I did page through all of them, including "The Animal Book" and discovered that it contains John Muir's "Stickeen," which I originally read in an elementary school reader, and Eric Knight's original short story of "Lassie Come-Home," which contains several differences from the book, including Joe being named after his father and Priscilla being named Philippa and being older in the story (she can drive a car). Lassie's travels actually take up only two or three pages in the short story; it is mostly about the people around her and how they react to her faithfulness rather than actually about Lassie.

It is interesting to realize that much of what we think of as "children's stories" were not originally written just for children. Rather today their subject matter pegs them as "children's stories." "Lassie Come-Home" was not written for children and did not appear originally in a children's magazine, but rather in The Saturday Evening Post. "My Friend Flicka" is another—it was originally published in Story magazine, not a children's publication. People who see the novel version of Flicka as a sweet story about a boy and his horse have never read the book: Rob and Nell's marriage is chronicled in an adult manner, and topics of adult responsibility, the harsh reality of Western range life, and keeping body and soul together financially are all explored...not your usual topics for children. Years ago, Rebecca of Sunnybrook Farm, Black Beauty, Beautiful Joe, The Call of the Wild, White Fang, and others were all written as adult books.

13 April 2006

Got A Set!

Won a set of Collier's Junior Classics on eBay last night. Supposedly mint, from 1956. Too cool.

03 April 2006

Speaking of Series Books...

...here's a new fan-written Dana Girls mystery, "The Clue in the Rainbow." It's okay; the "Ice Castle" story is head and shoulders superior.

Sadly, No Mystery at All

I've always been an American history junkie, as well as collecting children's books, especially those I read in my childhood.
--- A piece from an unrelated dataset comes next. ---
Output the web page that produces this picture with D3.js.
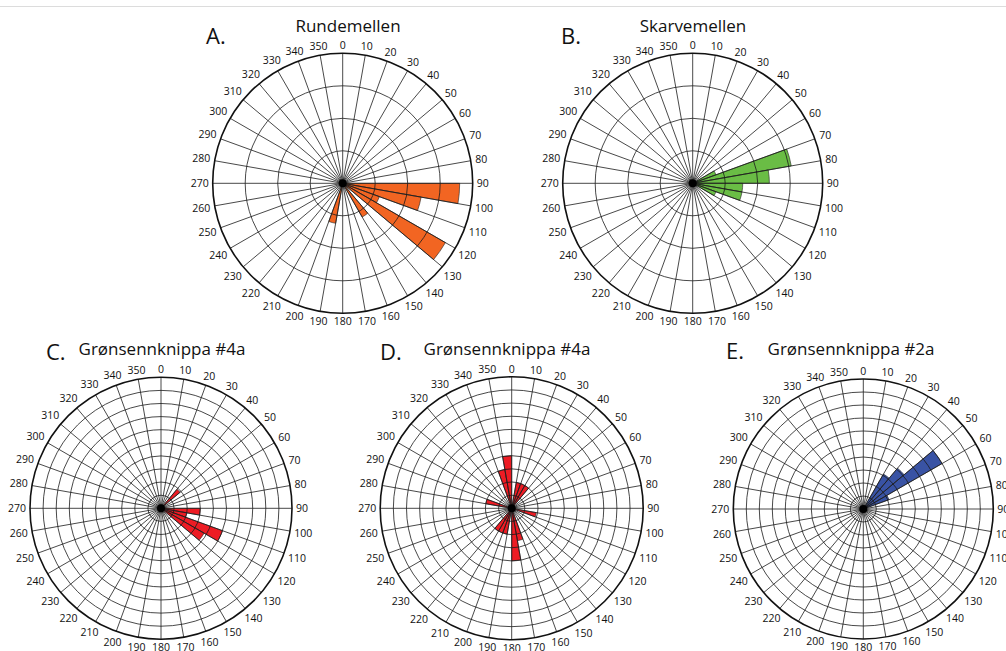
<!DOCTYPE html>
<html>
<head>
<meta charset="utf-8">
<script src="https://cdn.jsdelivr.net/npm/d3@7"></script>
<style>
  html, body { margin: 0; padding: 0; background: #fff; }
  svg { display: block; }
  text { font-family: "Open Sans", "Noto Sans", sans-serif; fill: #111; }
</style>
</head>
<body>
<svg id="chart" width="1006" height="651"></svg>
<script>
// ---------- data ----------
const titles = ["Rundemellen", "Skarvemellen", "Grønsennknippa #4a", "Grønsennknippa #4a", "Grønsennknippa #2a"];
const panelLetters = ["A.", "B.", "C.", "D.", "E."];
const ringCounts = [4, 4, 10, 10, 10];
const angleLabels = [0, 10, 20, 30, 40, 50, 60, 70, 80, 90, 100, 110, 120, 130, 140, 150, 160, 170,
                     180, 190, 200, 210, 220, 230, 240, 250, 260, 270, 280, 290, 300, 310, 320, 330, 340, 350];
const binWidth = 10;

// bin start azimuths (degrees) and bar lengths (in ring units)
const binsA = [90, 100, 110, 120, 140, 190];
const valuesA = [3.6, 2.45, 1.2, 3.65, 1.2, 1.25];
const binsB = [60, 70, 80, 90, 100, 110];
const valuesB = [0.76, 3.08, 2.36, 1.54, 1.54, 0.76];
const binsC = [40, 90, 100, 110, 120];
const valuesC = [1.9, 3, 2, 5, 3.8];
const binsD = [10, 20, 30, 100, 160, 170, 190, 200, 210, 280, 340, 350];
const valuesD = [2, 2, 2, 1.9, 2.5, 4, 2, 2, 2, 2, 3, 4];
const binsE = [30, 40, 50, 60];
const valuesE = [3.1, 4.1, 7, 2.1];

const allBins = [binsA, binsB, binsC, binsD, binsE];
const allValues = [valuesA, valuesB, valuesC, valuesD, valuesE];
const colors = ["#f26522", "#6abd45", "#ed1c24", "#ed1c24", "#3953a4"];

// ---------- layout ----------
const centers = [[342.7, 183.3], [692.7, 183.3], [161, 508.3], [511.7, 508.3], [863.3, 509]];
const radii = [130, 130, 131, 131.5, 130];
const titlePos = [[348, 32], [693, 32], [162, 355], [507, 355], [851, 355]];
const letterPos = [[206, 44], [561, 44], [46, 360], [380, 360], [726, 359]];

const svg = d3.select("#chart");
svg.append("rect").attr("width", 1006).attr("height", 651).attr("fill", "#fff");
svg.append("line").attr("x1", 0).attr("x2", 1006).attr("y1", 6.5).attr("y2", 6.5)
   .attr("stroke", "#dcdcdc").attr("stroke-width", 1);

const rad = d => d * Math.PI / 180;

titles.forEach((title, i) => {
  const [cx, cy] = centers[i];
  const R = radii[i];
  const g = svg.append("g").attr("transform", `translate(${cx},${cy})`);
  const r = d3.scaleLinear().domain([0, ringCounts[i]]).range([0, R]);
  const a = d3.scaleLinear().domain([0, 360]).range([0, 2 * Math.PI]);

  // bars
  const arc = d3.arc()
    .innerRadius(0)
    .outerRadius(d => r(d.v))
    .startAngle(d => a(d.b))
    .endAngle(d => a(d.b + binWidth));
  const data = allBins[i].map((b, k) => ({ b, v: allValues[i][k] }));
  g.selectAll("path.bar").data(data).join("path")
    .attr("class", "bar")
    .attr("d", arc)
    .attr("fill", colors[i])
    .attr("stroke", "#222")
    .attr("stroke-width", 0.6);

  // rings
  const rings = d3.range(1, ringCounts[i]);
  g.selectAll("circle.ring").data(rings).join("circle")
    .attr("class", "ring")
    .attr("r", d => r(d))
    .attr("fill", "none")
    .attr("stroke", "#1a1a1a")
    .attr("stroke-width", 0.8);

  // spokes
  g.selectAll("line.spoke").data(angleLabels).join("line")
    .attr("class", "spoke")
    .attr("x1", 0).attr("y1", 0)
    .attr("x2", d => R * Math.sin(rad(d)))
    .attr("y2", d => -R * Math.cos(rad(d)))
    .attr("stroke", "#1a1a1a")
    .attr("stroke-width", 0.8);

  // outer circle
  g.append("circle").attr("r", R).attr("fill", "none")
    .attr("stroke", "#111").attr("stroke-width", 1.6);

  // center dot
  g.append("circle").attr("r", 4).attr("fill", "#000");

  // angle labels
  g.selectAll("text.lab").data(angleLabels).join("text")
    .attr("class", "lab")
    .attr("font-size", 10.5)
    .attr("text-anchor", "middle")
    .attr("dominant-baseline", "central")
    .text(d => d)
    .each(function (d) {
      const w = this.getComputedTextLength();
      const h = 8;
      const s = Math.sin(rad(d)), c = Math.cos(rad(d));
      const off = R + 4 + Math.abs(s) * w / 2 + Math.abs(c) * h / 2;
      d3.select(this).attr("x", off * s).attr("y", -off * c);
    });

  // title
  svg.append("text")
    .attr("x", titlePos[i][0]).attr("y", titlePos[i][1])
    .attr("text-anchor", "middle")
    .attr("font-size", 17)
    .text(title);

  // panel letter
  svg.append("text")
    .attr("x", letterPos[i][0]).attr("y", letterPos[i][1])
    .attr("font-size", 22)
    .text(panelLetters[i]);
});
</script>
</body>
</html>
When the Pleasant Company started publishing their American Girls books, I was frankly in "hog heaven" (except for the price—talk about overpriced books!—and then Sam's Club started stocking the collections, which removed the fiscal obstacle). The original stories were about Felicity, a colonial girl; Kirsten, an immigrant pioneer girl; Samantha, a wealthy Victorian girl; and Molly, a girl growing up during World War II. Naturally my first purchase would be Molly's stories, since my parents were teenagers and then adults during the Depression and World War II and I felt close to their history.

Gradually, and through a buyout of Pleasant Company by Mattel, the series grew to include Kaya, a pre-Revolutionary War Nez Perce girl; Josefina, an early 19th-century New Mexican girl; Addy, a girl who escaped slavery near the end of the Civil War; and Kit, a girl growing up during the Depression. Accompanying the books were dolls and accessories for each girl and then other special volumes (short story books, cookbooks, "how to draw" books, etc., the finest of these being the volumes "Welcome to _________'s World," which used photographs and drawings of the time to illustrate the era of each girl in the series—just the sort of thing I doted on).
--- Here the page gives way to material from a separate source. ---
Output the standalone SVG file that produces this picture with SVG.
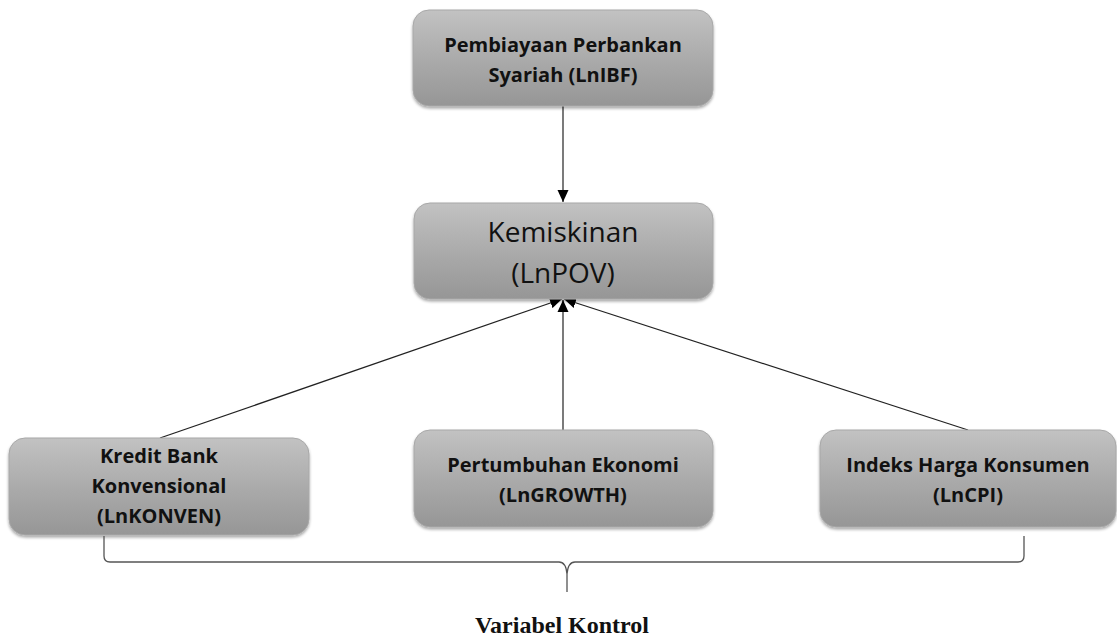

The best development to emerge from the American Girls franchise, however, was a stand-alone series of books called the "History Mysteries." These did not involve the series characters and moved in a random manner from a mystery taking place in one era of American history to another. One book might take place in War of 1812 Louisiana, while another would involve a mystery while collecting scrap metal in World War II. The "mystery girls" weren't cookie-cutter versions of any of the series book leads and some of the various mysteries involved history eras not much talked about today, such as the participants of the Alaskan gold rush, the world of the War of 1812, the fascinating lives of the lighthouse keeper's children, and even the plight of the Loyalists during the American Revolution. One of the "History Mysteries," The Night Flyers, about homing pigeons and World War I, won a Juvenile Edgar Award (mystery writer's trophy) and another was nominated.
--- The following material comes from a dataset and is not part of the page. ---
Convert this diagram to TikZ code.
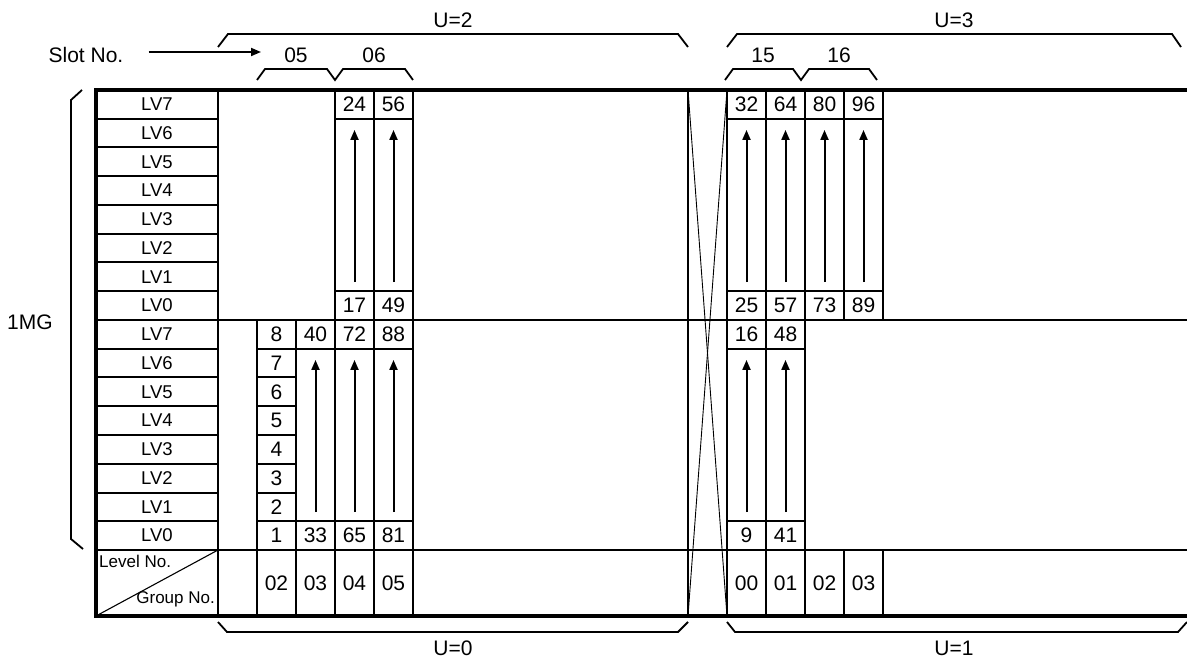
\documentclass[tikz,border=0pt]{standalone}
\usepackage{fontspec}
\setmainfont{Liberation Sans}
\usetikzlibrary{arrows.meta}

\begin{document}
\begin{tikzpicture}[x=1pt, y=-1pt,
        frame/.style={line width=3.4pt},
        sepline/.style={line width=2.8pt},
        gridline/.style={line width=2.3pt},
        rowline/.style={line width=2pt},
        bracket/.style={line width=1.8pt},
        cross/.style={line width=0.9pt},
        uparrow/.style={line width=2pt, -{Triangle[length=10pt,width=8pt]}, shorten <=9pt, shorten >=11pt},
        cell/.style={minimum width=39pt, minimum height=28.75pt, inner sep=0pt, font=\fontsize{21}{24}\selectfont},
        lv/.style={inner sep=0pt, font=\fontsize{18.5}{20}\selectfont},
        lbl/.style={inner sep=0pt, font=\fontsize{21}{24}\selectfont},
        small/.style={inner sep=0pt, font=\fontsize{17}{18}\selectfont}]
        \useasboundingbox (0,0) rectangle (1187,660);

        % outer frame and section lines
        \draw[frame] (1187,90) -- (96,90) -- (96,616) -- (1187,616);
        \draw[sepline] (96,320) -- (1187,320);
        \draw[sepline] (96,550) -- (1187,550);

        % level column
        \draw[gridline] (218,90) -- (218,616);
        \foreach \k in {1,...,7} {
            \draw[rowline] (96,{90+\k*28.75}) -- (218,{90+\k*28.75});
            \draw[rowline] (96,{320+\k*28.75}) -- (218,{320+\k*28.75});
        }
        \foreach \i in {0,...,7} {
            \node[lv] (lvu\i) at (157,{90+(7.5-\i)*28.75}) {LV\i};
            \node[lv] (lvl\i) at (157,{320+(7.5-\i)*28.75}) {LV\i};
        }

        % group columns
        \foreach \x in {257,296}
            \draw[gridline] (\x,320) -- (\x,616);
        \foreach \x in {335,374,413,688,727,766,805}
            \draw[gridline] (\x,90) -- (\x,616);
        \foreach \x in {844,883} {
            \draw[gridline] (\x,90) -- (\x,320);
            \draw[gridline] (\x,550) -- (\x,616);
        }
        \foreach \y in {118.75,291.25} {
            \draw[rowline] (335,\y) -- (413,\y);
            \draw[rowline] (727,\y) -- (883,\y);
        }
        \foreach \y in {348.75,521.25} {
            \draw[rowline] (257,\y) -- (413,\y);
            \draw[rowline] (727,\y) -- (805,\y);
        }
        \foreach \k in {2,...,6}
            \draw[rowline] (257,{320+\k*28.75}) -- (296,{320+\k*28.75});

        % crossing
        \draw[cross] (688,90) -- (727,616);
        \draw[cross] (727,90) -- (688,616);

        % numbers, upper half
        \foreach \x/\t/\b/\n in {354.5/24/17/a, 393.5/56/49/b, 746.5/32/25/c, 785.5/64/57/d, 824.5/80/73/e, 863.5/96/89/f} {
            \node[cell] (top\n) at (\x,104.375) {\t};
            \node[cell] (bot\n) at (\x,305.625) {\b};
            \draw[uparrow] (bot\n.north) -- (top\n.south);
        }
        % numbers, lower half
        \foreach \x/\t/\b/\n in {315.5/40/33/g, 354.5/72/65/h, 393.5/88/81/i, 746.5/16/9/j, 785.5/48/41/k} {
            \node[cell] (top\n) at (\x,334.375) {\t};
            \node[cell] (bot\n) at (\x,535.625) {\b};
            \draw[uparrow] (bot\n.north) -- (top\n.south);
        }
        \foreach \i in {1,...,8}
            \node[cell] (lev\i) at (276.5,{320+(8.5-\i)*28.75}) {\i};

        % group numbers
        \foreach \x/\g [count=\c] in {276.5/02, 315.5/03, 354.5/04, 393.5/05, 746.5/00, 785.5/01, 824.5/02, 863.5/03}
            \node[cell] (grp\c) at (\x,583) {\g};
        \draw[line width=1.1pt] (96,616) -- (218,550);
        \node[small, anchor=base west] (levelno) at (99,567) {Level No.};
        \node[small, anchor=base east] (groupno) at (215,603) {Group No.};

        % slot numbers
        \node[lbl] (slot) at (86,55) {Slot No.};
        \coordinate (slotend) at (261,52);
        \draw[line width=1.8pt, -{Triangle[length=10pt,width=8pt]}, shorten <=25pt] (slot.east |- slotend) -- (slotend);
        \draw[bracket] (257,80) -- (265,69) -- (327,69) -- (335,80) -- (343,69) -- (405,69) -- (413,80);
        \node[lbl] (s05) at (296,55) {05};
        \node[lbl] (s06) at (374,55) {06};
        \draw[bracket] (725,80) -- (733,69) -- (793,69) -- (801,80) -- (809,69) -- (869,69) -- (877,80);
        \node[lbl] (s15) at (763,55) {15};
        \node[lbl] (s16) at (839,55) {16};

        % units
        \draw[bracket] (218,47) -- (228,34) -- (678,34) -- (688,47);
        \node[lbl] (u2) at (453,20) {U=2};
        \draw[bracket] (727,47) -- (737,34) -- (1172,34) -- (1181,47);
        \node[lbl] (u3) at (954,20) {U=3};
        \draw[bracket] (218,622) -- (227,632) -- (678,632) -- (688,622);
        \node[lbl] (u0) at (453,648) {U=0};
        \draw[bracket] (727,622) -- (735,632) -- (1178,632) -- (1187,622);
        \node[lbl] (u1) at (954,648) {U=1};

        % 1MG
        \draw[bracket] (82,90) -- (71,100) -- (71,539) -- (83,549);
        \node[lbl] (mg) at (30,322) {1MG};
    \end{tikzpicture}
\end{document}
But since girls and mysteries have gone together since the days of August Huiell Seaman and the Stratmeyer Syndicate books, including the immortal Nancy Drew, the Mattel folks have recently released a new line of mysteries starring the American Girls series book protagonists themselves. The books are fairly interesting in working the mystery format into the series milieu (some of the series stories already having involved minor mysteries), but sadly it seems to have spelled the end of the "History Mystery" stand-alone stories (not one has been released since volume 22, which was at least two years ago). It means the mystery stories are now stuck completely in the era of the series stories and we won't see any other eras represented—so many stories and periods were still waiting to be told: how about a mystery set during the cattle drive days? during the Spanish-American war? in a CCC camp? in a post-war (WWII) housing shortage area? in Florida during its "wild west" pioneer days? at a Northwest logging camp? an early California fruit farm or at one of the Spanish missions or during the "Okies" flight west during the Dust Bowl? or a Northwest Native American mystery (or perhaps a Pilgrim era version)? or one set in the early New England textile mills? Hundreds of wonderful ideas here yet to go!

Maybe Mattel is just taking a breather...but I fear it's the last gasp instead. Apparently, like the television networks, they would rather rake in the bucks while sticking to a formula than continue to branch out into other interesting directions to challenge the minds of their readers. And that, especially for history and mystery lovers of all ages, is a great shame.